27 Feb 2022 00:00:00 | Update: 27 Feb 2022 00:15:47
Optimal Currency Area

An optimal currency area (OCA) is the geographic area in which a single currency would create the greatest economic benefit. While traditionally each country has maintained its own separate national currency, work by Robert Mundell in the 1960s theorized that this might not be the most efficient economic arrangement.

In particular, countries that share strong economic ties may benefit from a common currency. This allows for closer integration of capital markets and facilitates trade. However, a common currency results in a loss of each country's ability to direct fiscal and monetary policy interventions to stabilize their individual economies.

In 1961, Canadian economist Robert Mundell published his theory of the OCA with stationary expectations. He outlined the criteria necessary for a region to qualify as an OCA and benefit from a common currency.

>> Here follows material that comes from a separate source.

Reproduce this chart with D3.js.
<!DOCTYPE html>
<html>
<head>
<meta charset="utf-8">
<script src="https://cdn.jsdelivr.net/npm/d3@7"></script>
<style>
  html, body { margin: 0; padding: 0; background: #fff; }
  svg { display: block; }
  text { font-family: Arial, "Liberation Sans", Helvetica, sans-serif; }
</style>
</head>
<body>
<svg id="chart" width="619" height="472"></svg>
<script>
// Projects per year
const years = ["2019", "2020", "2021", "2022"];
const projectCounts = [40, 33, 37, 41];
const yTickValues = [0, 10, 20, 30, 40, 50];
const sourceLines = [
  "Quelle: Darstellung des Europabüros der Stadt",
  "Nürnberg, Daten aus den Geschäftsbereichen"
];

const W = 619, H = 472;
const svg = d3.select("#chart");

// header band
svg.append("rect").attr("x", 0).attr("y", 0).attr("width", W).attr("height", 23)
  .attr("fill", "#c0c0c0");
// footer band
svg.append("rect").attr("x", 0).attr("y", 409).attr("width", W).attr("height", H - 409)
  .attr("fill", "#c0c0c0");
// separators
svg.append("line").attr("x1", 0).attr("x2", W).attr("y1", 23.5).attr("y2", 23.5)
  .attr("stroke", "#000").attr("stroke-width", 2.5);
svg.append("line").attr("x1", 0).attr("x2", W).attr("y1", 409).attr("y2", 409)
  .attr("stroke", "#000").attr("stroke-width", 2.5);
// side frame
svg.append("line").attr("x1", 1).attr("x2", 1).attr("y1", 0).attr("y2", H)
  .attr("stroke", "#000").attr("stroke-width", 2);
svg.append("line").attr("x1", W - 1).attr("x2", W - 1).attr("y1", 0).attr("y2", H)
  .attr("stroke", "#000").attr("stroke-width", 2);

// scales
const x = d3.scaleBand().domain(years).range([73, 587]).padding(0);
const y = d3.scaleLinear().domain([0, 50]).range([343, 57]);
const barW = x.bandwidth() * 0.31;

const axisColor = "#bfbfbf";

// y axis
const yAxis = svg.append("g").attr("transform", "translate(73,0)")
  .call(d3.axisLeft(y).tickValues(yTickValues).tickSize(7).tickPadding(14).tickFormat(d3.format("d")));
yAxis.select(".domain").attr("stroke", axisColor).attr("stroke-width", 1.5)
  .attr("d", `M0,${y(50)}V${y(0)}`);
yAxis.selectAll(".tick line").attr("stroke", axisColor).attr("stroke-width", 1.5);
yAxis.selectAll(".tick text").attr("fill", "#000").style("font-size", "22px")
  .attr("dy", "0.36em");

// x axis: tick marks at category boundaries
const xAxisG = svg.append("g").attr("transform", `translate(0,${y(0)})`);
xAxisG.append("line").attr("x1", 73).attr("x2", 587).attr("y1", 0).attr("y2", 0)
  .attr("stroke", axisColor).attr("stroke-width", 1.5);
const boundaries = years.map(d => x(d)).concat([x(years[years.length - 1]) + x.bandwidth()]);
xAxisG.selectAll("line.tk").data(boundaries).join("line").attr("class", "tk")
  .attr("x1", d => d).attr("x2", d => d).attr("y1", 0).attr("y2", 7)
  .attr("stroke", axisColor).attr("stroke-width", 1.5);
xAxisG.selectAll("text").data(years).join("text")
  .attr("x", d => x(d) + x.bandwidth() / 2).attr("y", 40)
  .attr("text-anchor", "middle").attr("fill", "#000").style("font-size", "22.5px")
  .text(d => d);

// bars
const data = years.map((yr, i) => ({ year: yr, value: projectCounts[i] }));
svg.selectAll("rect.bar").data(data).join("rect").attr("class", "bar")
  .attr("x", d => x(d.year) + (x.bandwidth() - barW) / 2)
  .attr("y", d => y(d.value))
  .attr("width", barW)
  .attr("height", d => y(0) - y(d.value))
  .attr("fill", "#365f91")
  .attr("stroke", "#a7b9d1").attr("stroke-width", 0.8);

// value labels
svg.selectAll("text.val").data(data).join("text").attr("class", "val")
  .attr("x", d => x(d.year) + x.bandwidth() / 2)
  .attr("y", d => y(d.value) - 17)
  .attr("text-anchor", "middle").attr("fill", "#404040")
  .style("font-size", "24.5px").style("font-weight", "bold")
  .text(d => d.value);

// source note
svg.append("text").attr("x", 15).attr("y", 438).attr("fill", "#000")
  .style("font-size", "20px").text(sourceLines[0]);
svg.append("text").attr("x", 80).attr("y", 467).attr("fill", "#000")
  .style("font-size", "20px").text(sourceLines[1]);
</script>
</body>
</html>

In this model, the primary concern is that asymmetric shocks may undermine the benefit of the OCA. If large asymmetric shocks are common and the criteria for an OCA are not met, then a system of separate currencies with floating exchange rates would be more suitable in order to deal with the negative effects of such shocks within the single country experiencing them.

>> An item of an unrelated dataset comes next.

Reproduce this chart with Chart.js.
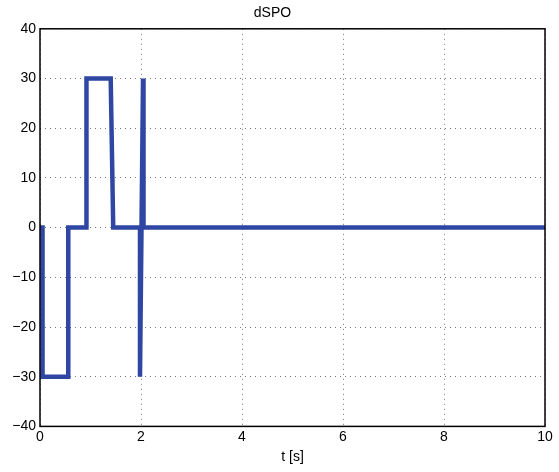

According to Mundell, there are four main criteria for an OCA: High labor mobility throughout the area. Easing labor mobility includes lowering administrative barriers such as visa-free travel, cultural barriers such as different languages, and institutional barriers such as restrictions on remittance of pensions or government benefits. Capital mobility and price and wage flexibility. This ensures that capital and labor will flow between countries in the OCA according to the market forces of supply and demand to distribute the impact of economic shocks. A currency risk-sharing or fiscal mechanism to share risk across countries in the OCA. This requires the transfer of money to regions experiencing economic difficulties from countries with surpluses, which may prove politically unpopular in higher-performing regions from which tax revenue will be transferred. The European sovereign debt crisis of 2009–2015 is considered evidence of the failure of the European Economic and Monetary Union (EMU) to satisfy these criteria as original EMU policy instituted a no-bailout clause, which soon became evident as unsustainable. Similar business cycles.